Hey,
This is a touchy subject, and that might be a lack of awareness or empathy from my part. But trust that it comes from a genuine willingness of making things better for everyone.
We all work with people who we find "not as good", have different ways or work ethics. After being told for decades that this is usually a problem with communication or point of view, I had somewhat internalized the idea. And it is often true, but what I've realized as of late, is that there's a category of people who are not just working a different way, but are - to put it bluntly - plainly not smart.
What I'm talking about is people below average when it comes to understanding concepts, or conceptualizing altogether. Their intuition is always twisted and wrong. Completely lack critical feedback. Work needs to be decomposed for them in extremely precise steps if you want anything to happen. The type of person where you know anything assigned to them will be badly done. When you open a document or code written by them, you do it with the anticipation that it's gonna be bad in novel ways. And despite all of your efforts to try and coach them, seem to make no progress (where the same coach/coaching on others works).
And I know there might be other causes for that, maybe something that happens in their life, lack of interest in the task or motivation overall. But I think I can make a clear distinction between someone who doesn't give a crap, and someone who does but is not equipped to achieve the task at hand.
Some of them are direct colleagues whom I can provide feedback about - but then what do you tell them/their manager? "It's very hard to explain you concepts, you should work on conceptualization"?

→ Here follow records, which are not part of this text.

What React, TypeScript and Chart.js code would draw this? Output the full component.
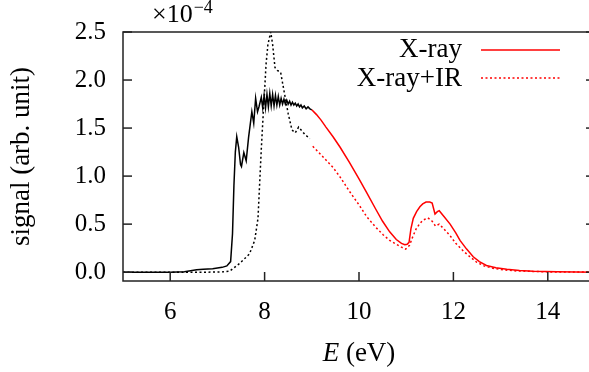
import React, { useEffect, useRef } from "react";
import { Chart, registerables } from "chart.js";

Chart.register(...registerables);

const FONT = "Liberation Serif, DejaVu Serif, serif";
const RED = "#ff0000";
const BLACK = "#000000";
const AXIS = "#222222";
const SPLIT_E = 9;

const X_MIN = 5;
const X_MAX = 15;
const Y_MIN = -0.092;
const Y_MAX = 2.5;
const X_TICKS = [6, 8, 10, 12, 14];
const Y_TICKS = [0, 0.5, 1, 1.5, 2, 2.5];
const Y_TICK_LABELS = ["0.0", "0.5", "1.0", "1.5", "2.0", "2.5"];

const SERIES_LABELS = ["X-ray", "X-ray+IR"];

// X-ray (solid) — energy (eV) and signal (x1e-4)
const xrayE = [
  5, 5.5, 6, 6.3, 6.56, 6.7, 6.9, 7.1, 7.2, 7.28, 7.32, 7.35, 7.38, 7.41, 7.45, 7.49, 7.51,
  7.56, 7.61, 7.66, 7.73, 7.77, 7.81, 7.85, 7.88, 7.93, 7.96, 7.99, 8.02, 8.05, 8.08, 8.11,
  8.14, 8.17, 8.2, 8.23, 8.26, 8.29, 8.32, 8.35, 8.38, 8.41, 8.44, 8.47, 8.5, 8.53, 8.56,
  8.59, 8.62, 8.65, 8.68, 8.71, 8.74, 8.77, 8.8, 8.84, 8.88, 8.92, 8.96, 9.0, 9.1, 9.2,
  9.3, 9.45, 9.6, 9.8, 10.0, 10.16, 10.35, 10.5, 10.65, 10.79, 10.9, 10.97, 11.02, 11.06,
  11.1, 11.15, 11.22, 11.29, 11.35, 11.42, 11.5, 11.55, 11.61, 11.66, 11.7, 11.8, 11.93,
  12.05, 12.14, 12.28, 12.42, 12.55, 12.7, 12.9, 13.13, 13.4, 13.69, 14.2, 15,
];
const xraySignal = [
  0, 0, 0, 0.005, 0.025, 0.03, 0.035, 0.05, 0.065, 0.11, 0.4, 0.9, 1.25, 1.41, 1.3, 1.12, 1.1,
  1.245, 1.16, 1.4, 1.67, 1.55, 1.81, 1.67, 1.72, 1.82, 1.71, 1.84, 1.71, 1.85, 1.72, 1.86,
  1.73, 1.85, 1.73, 1.84, 1.74, 1.83, 1.74, 1.81, 1.75, 1.8, 1.75, 1.79, 1.75, 1.78, 1.74,
  1.77, 1.74, 1.76, 1.73, 1.75, 1.72, 1.74, 1.71, 1.73, 1.7, 1.72, 1.7, 1.69, 1.64, 1.58,
  1.51, 1.41, 1.3, 1.14, 0.97, 0.83, 0.66, 0.53, 0.42, 0.34, 0.3, 0.285, 0.29, 0.31,
  0.45, 0.56, 0.63, 0.68, 0.71, 0.73, 0.73, 0.72, 0.605, 0.63, 0.64, 0.58, 0.5,
  0.41, 0.33, 0.24, 0.16, 0.11, 0.07, 0.045, 0.03, 0.018, 0.01, 0.003, 0,
];

// X-ray+IR (dotted)
const irE = [
  5, 6, 6.8, 7.1, 7.26, 7.47, 7.68, 7.79, 7.86, 7.89, 7.93, 7.96, 8.0, 8.03, 8.07, 8.13,
  8.17, 8.22, 8.27, 8.34, 8.41, 8.5, 8.58, 8.65, 8.72, 8.79, 8.86, 8.96, 9.0, 9.02, 9.2,
  9.45, 9.6, 9.8, 10.0, 10.16, 10.35, 10.51, 10.65, 10.79, 10.9, 10.99, 11.07, 11.14,
  11.21, 11.28, 11.35, 11.46, 11.55, 11.62, 11.7, 11.8, 11.93, 12.05, 12.21, 12.35, 12.49,
  12.65, 12.84, 13.05, 13.34, 14, 15,
];
const irSignal = [
  0, 0, 0, 0.003, 0.01, 0.09, 0.19, 0.33, 0.56, 0.87, 1.28, 1.55, 1.89, 2.16, 2.37, 2.5,
  2.37, 2.13, 2.1, 2.08, 1.89, 1.65, 1.48, 1.45, 1.51, 1.47, 1.43, 1.39, null, 1.31, 1.22,
  1.09, 0.99, 0.84, 0.7, 0.58, 0.47, 0.39, 0.33, 0.29, 0.26, 0.24, 0.28, 0.37,
  0.45, 0.5, 0.54, 0.565, 0.53, 0.48, 0.5, 0.45, 0.38, 0.3, 0.22, 0.16, 0.105,
  0.065, 0.04, 0.025, 0.013, 0.003, 0,
];

const zip = (xs: number[], ys: (number | null)[]) => xs.map((x, i) => ({ x, y: ys[i] }));

const segColor = (ctx: any) => (ctx.p0.parsed.x >= SPLIT_E - 1e-6 ? RED : BLACK);

const decorPlugin = {
  id: "decor",
  afterDraw(chart: any) {
    const { ctx, chartArea: a, scales } = chart;
    const x = scales.x;
    const y = scales.y;
    ctx.save();
    ctx.strokeStyle = AXIS;
    ctx.lineWidth = 1.5;
    ctx.strokeRect(a.left, a.top, a.right - a.left, a.bottom - a.top);
    const seg = (x1: number, y1: number, x2: number, y2: number) => {
      ctx.beginPath();
      ctx.moveTo(x1, y1);
      ctx.lineTo(x2, y2);
      ctx.stroke();
    };
    for (const v of Y_TICKS) {
      const py = y.getPixelForValue(v);
      seg(a.left, py, a.left + 9, py);
      seg(a.right - 9, py, a.right, py);
    }
    for (const v of X_TICKS) {
      const px = x.getPixelForValue(v);
      seg(px, a.bottom, px, a.bottom - 9);
    }
    ctx.fillStyle = "#000";
    ctx.textAlign = "left";
    ctx.textBaseline = "alphabetic";
    ctx.font = `26px ${FONT}`;
    ctx.fillText("×10", 152, 22);
    const w = ctx.measureText("×10").width;
    ctx.font = `18px ${FONT}`;
    ctx.fillText("−4", 152 + w + 1, 13);
    ctx.font = `italic 27px ${FONT}`;
    const wE = ctx.measureText("E").width;
    ctx.font = `27px ${FONT}`;
    const wRest = ctx.measureText(" (eV)").width;
    const cx = (a.left + a.right) / 2;
    const startX = cx - (wE + wRest) / 2;
    ctx.font = `italic 27px ${FONT}`;
    ctx.fillText("E", startX, 361);
    ctx.font = `27px ${FONT}`;
    ctx.fillText(" (eV)", startX + wE, 361);
    const rows = [
      { label: chart.data.datasets[0].label, dash: [] as number[], yb: 57, yl: 50 },
      { label: chart.data.datasets[1].label, dash: [2, 2.5], yb: 86, yl: 78 },
    ];
    for (const r of rows) {
      ctx.font = `27px ${FONT}`;
      ctx.textAlign = "right";
      ctx.fillStyle = "#000";
      ctx.fillText(r.label, 462, r.yb);
      ctx.strokeStyle = RED;
      ctx.lineWidth = 1.5;
      ctx.setLineDash(r.dash);
      seg(481, r.yl, 560, r.yl);
      ctx.setLineDash([]);
    }
    ctx.restore();
  },
};

export default function App() {
  const ref = useRef<HTMLCanvasElement | null>(null);
  useEffect(() => {
    if (!ref.current) return;
    const chart = new Chart(ref.current, {
      type: "line",
      data: {
        datasets: [
          {
            label: SERIES_LABELS[0],
            data: zip(xrayE, xraySignal),
            borderColor: BLACK,
            borderWidth: 1.5,
            pointRadius: 0,
            tension: 0,
            segment: { borderColor: segColor },
          },
          {
            label: SERIES_LABELS[1],
            data: zip(irE, irSignal),
            borderColor: BLACK,
            borderWidth: 1.5,
            borderDash: [2, 2.5],
            pointRadius: 0,
            tension: 0,
            spanGaps: false,
            segment: { borderColor: segColor },
          },
        ],
      },
      options: {
        animation: false,
        responsive: false,
        devicePixelRatio: 1,
        layout: { padding: { left: 0, top: 27, right: 25, bottom: 0 } },
        plugins: { legend: { display: false }, tooltip: { enabled: false } },
        scales: {
          x: {
            type: "linear",
            min: X_MIN,
            max: X_MAX,
            grid: { display: false, drawTicks: false },
            border: { display: false },
            afterBuildTicks: (s: any) => {
              s.ticks = X_TICKS.map((v) => ({ value: v }));
            },
            afterFit: (s: any) => {
              s.height = 91;
            },
            ticks: {
              color: "#000",
              padding: 16,
              maxRotation: 0,
              font: { family: FONT, size: 25 },
              callback: (v: any) => String(v),
            },
          },
          y: {
            type: "linear",
            min: Y_MIN,
            max: Y_MAX,
            grid: { display: false, drawTicks: false },
            border: { display: false },
            afterBuildTicks: (s: any) => {
              s.ticks = Y_TICKS.map((v) => ({ value: v }));
            },
            afterFit: (s: any) => {
              s.width = 123;
            },
            ticks: {
              color: "#000",
              padding: 17,
              font: { family: FONT, size: 25 },
              callback: (v: any) => {
                const i = Y_TICKS.findIndex((t) => Math.abs(t - Number(v)) < 1e-9);
                return i >= 0 ? Y_TICK_LABELS[i] : "";
              },
            },
            title: {
              display: true,
              text: "signal (arb. unit)",
              color: "#000",
              font: { family: FONT, size: 27 },
              padding: { top: 6, bottom: 0 },
            },
          },
        },
      },
      plugins: [decorPlugin],
    });
    return () => chart.destroy();
  }, []);
  return (
    <div
      style={{
        position: "fixed",
        left: 0,
        top: 0,
        width: 589,
        height: 372,
        overflow: "hidden",
        background: "#fff",
      }}
    >
      <canvas ref={ref} width={620} height={372} style={{ width: 620, height: 372, display: "block" }} />
    </div>
  );
}
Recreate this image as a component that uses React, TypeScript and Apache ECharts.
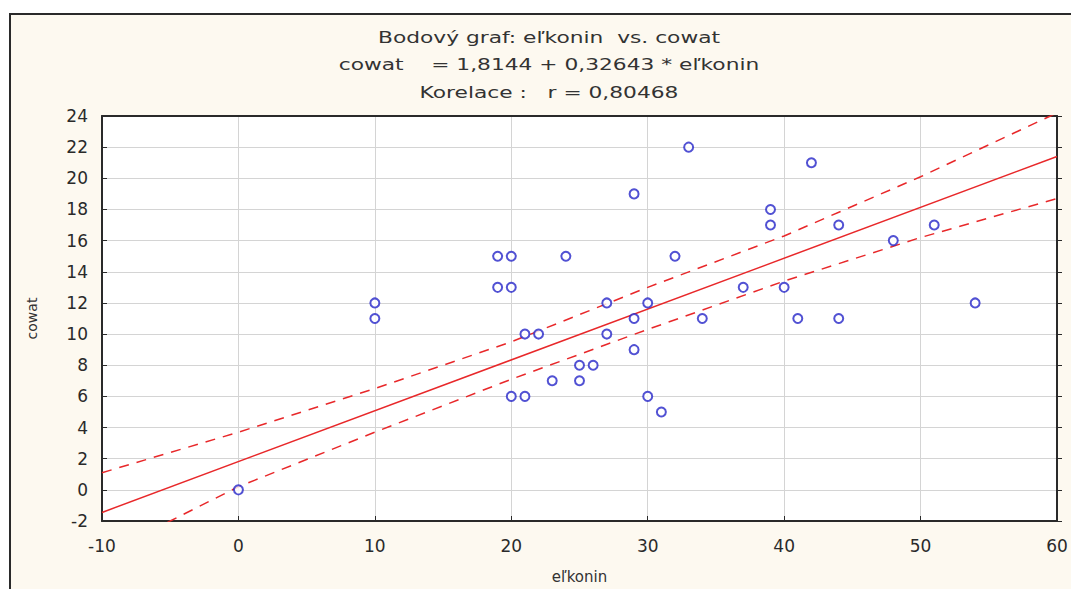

Some of them are transverse. I don't even know what to do about these people. An "experienced" PM who systematically gives you hot garbage, apart from pointing the lack of research and the absence of evidence-based reasoning, how do you tell someone "what you gave me is plain dumb, and that's not just a difference of opinion in how we should approach this product/feature, it's inconsistent and pure shit"?
I'm not in a management position, I can't "just fire them". Plus I don't want to go and tell them "you're just not equipped for your job you should find another". It's quite disheartening, does anyone have techniques they've used? Am I just missing something?
The smarter someone is, the more they will be used to working alongside people less intelligent, and still work together effectively, and not make others feel bad about it. Particularly smart people can find it shocking when someone else belittles or ridicules another for not understanding something, because they are used to always understanding more than everyone around them their whole lives, but usually keeping it to themselves to not make others angry or feel bad about it. They're not going to be angry or upset when other people struggle or don't understand as well as them, as it is the norm, and something they've almost never not experienced.
Lastly, in a leadership position, look to figure out where peoples strengths do lie, and give them that part of the project. If they have no strengths or abilities consistent with the job at hand, that might not be possible, but seems like a major failure of the hiring process in the first place, and shouldn't be possible- it isn't the fault of the person that was hired inappropriately.